For me, so far, it’s been Baltimore, Waterford, Paris, Panama City…
Two-and-a-half decades post my departure from Baltimore, here’s what I now understand about myself…
I’m neither running from nor running to.
I’m simply moving around… and making myself at home at key points along the way.
I’m curious about how things work, how people live, and the differences and contrasts place to place.
Where Next?
Now that Lief and I are bona-fide empty-nesters, we’re looking at the world map anew. We’re dividing our time between Panama, where our Live And Invest Overseas operation is based… and Paris, where we really like to hang out and from where I write today.
Now that our schedule isn’t dictated by our children’s school calendars, we’re indulging every opportunity to venture beyond those two points.
What form should your new life overseas take?

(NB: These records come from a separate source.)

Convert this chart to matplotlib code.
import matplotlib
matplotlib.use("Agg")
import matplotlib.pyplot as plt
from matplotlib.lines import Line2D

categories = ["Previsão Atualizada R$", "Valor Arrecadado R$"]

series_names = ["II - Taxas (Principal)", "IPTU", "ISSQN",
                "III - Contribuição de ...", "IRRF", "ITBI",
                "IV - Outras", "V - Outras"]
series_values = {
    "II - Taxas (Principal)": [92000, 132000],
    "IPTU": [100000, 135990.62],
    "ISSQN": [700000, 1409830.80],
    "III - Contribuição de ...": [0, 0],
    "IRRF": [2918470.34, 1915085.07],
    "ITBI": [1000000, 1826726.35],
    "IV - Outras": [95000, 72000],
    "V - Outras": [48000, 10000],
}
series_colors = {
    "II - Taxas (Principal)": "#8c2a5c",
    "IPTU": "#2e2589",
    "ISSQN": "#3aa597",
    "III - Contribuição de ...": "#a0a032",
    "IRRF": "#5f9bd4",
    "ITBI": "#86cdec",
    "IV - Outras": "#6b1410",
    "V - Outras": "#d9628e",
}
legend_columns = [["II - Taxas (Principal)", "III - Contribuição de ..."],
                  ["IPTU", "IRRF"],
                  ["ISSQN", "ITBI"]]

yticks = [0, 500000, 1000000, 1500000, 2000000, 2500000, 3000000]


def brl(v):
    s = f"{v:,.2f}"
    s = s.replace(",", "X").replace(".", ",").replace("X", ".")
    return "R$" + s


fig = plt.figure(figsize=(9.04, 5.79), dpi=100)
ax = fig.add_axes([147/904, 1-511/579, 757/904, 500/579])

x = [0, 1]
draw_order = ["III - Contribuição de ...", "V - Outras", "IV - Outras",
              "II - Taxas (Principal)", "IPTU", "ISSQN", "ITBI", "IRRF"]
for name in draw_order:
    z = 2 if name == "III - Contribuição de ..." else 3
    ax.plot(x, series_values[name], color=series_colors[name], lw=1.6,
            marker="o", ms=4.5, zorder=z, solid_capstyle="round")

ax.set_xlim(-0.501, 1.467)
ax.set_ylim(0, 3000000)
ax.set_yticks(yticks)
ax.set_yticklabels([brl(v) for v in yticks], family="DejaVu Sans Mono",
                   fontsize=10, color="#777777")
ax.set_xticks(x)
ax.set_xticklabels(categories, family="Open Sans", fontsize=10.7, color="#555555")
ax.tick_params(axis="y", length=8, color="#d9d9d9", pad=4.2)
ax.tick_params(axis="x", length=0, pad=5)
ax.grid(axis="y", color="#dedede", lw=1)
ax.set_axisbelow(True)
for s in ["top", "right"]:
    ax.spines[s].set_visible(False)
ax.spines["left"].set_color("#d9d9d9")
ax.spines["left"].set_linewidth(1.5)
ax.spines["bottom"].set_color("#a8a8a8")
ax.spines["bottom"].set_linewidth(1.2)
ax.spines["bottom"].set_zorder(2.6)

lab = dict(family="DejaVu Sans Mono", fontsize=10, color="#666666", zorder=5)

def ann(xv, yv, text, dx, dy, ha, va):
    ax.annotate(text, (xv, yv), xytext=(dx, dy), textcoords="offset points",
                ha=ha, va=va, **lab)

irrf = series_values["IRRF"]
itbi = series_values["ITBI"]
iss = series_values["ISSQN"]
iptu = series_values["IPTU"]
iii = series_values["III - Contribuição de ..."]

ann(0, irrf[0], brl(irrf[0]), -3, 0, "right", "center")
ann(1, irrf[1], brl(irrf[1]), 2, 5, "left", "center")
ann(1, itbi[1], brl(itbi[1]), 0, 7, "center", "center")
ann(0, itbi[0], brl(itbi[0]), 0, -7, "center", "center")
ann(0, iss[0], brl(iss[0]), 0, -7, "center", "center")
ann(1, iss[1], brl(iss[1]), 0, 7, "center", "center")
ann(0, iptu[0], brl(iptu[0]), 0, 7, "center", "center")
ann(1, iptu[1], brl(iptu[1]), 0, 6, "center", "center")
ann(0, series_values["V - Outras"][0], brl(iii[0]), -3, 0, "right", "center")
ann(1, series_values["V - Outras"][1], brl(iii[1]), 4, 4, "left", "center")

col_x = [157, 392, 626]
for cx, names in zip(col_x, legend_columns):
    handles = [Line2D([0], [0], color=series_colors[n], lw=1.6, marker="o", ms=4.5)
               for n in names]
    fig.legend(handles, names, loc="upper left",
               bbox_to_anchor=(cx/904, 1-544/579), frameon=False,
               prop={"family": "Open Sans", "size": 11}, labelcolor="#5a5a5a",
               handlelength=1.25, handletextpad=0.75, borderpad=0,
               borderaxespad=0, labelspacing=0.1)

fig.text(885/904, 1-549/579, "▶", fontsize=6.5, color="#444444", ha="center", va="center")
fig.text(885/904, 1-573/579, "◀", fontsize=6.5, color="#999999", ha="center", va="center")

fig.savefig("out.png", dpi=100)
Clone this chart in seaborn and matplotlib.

I have no idea, but, again, here’s what I do know from extended experience:
It will be great.
Whatever you imagine your relocation overseas plan to be… wherever you choose to settle… it will all work out just great.
Don’t worry about the global state of affairs. Economies, currencies, politics, terrorists, war… none of those things matters in the context of your new life overseas.
In fact, I’d say that those who make a move to a new country generally sail through the world’s ups and downs better than most. Living overseas makes you resourceful and builds self-confidence. You’ve been around more, dealt with more, and learned to be flexible.
Once installed overseas, you can more easily buy foreign real estate, trade foreign currencies, and take advantage of local opportunities.
You’ll most likely get a lot of peer pressure, from friends and family, children and parents, bosses and employees, urging you to stay put. I did.
Please don’t let any of that get in your way.
Step up to the decision and make the move.
It will be the start of the adventure of your lifetime. I promise.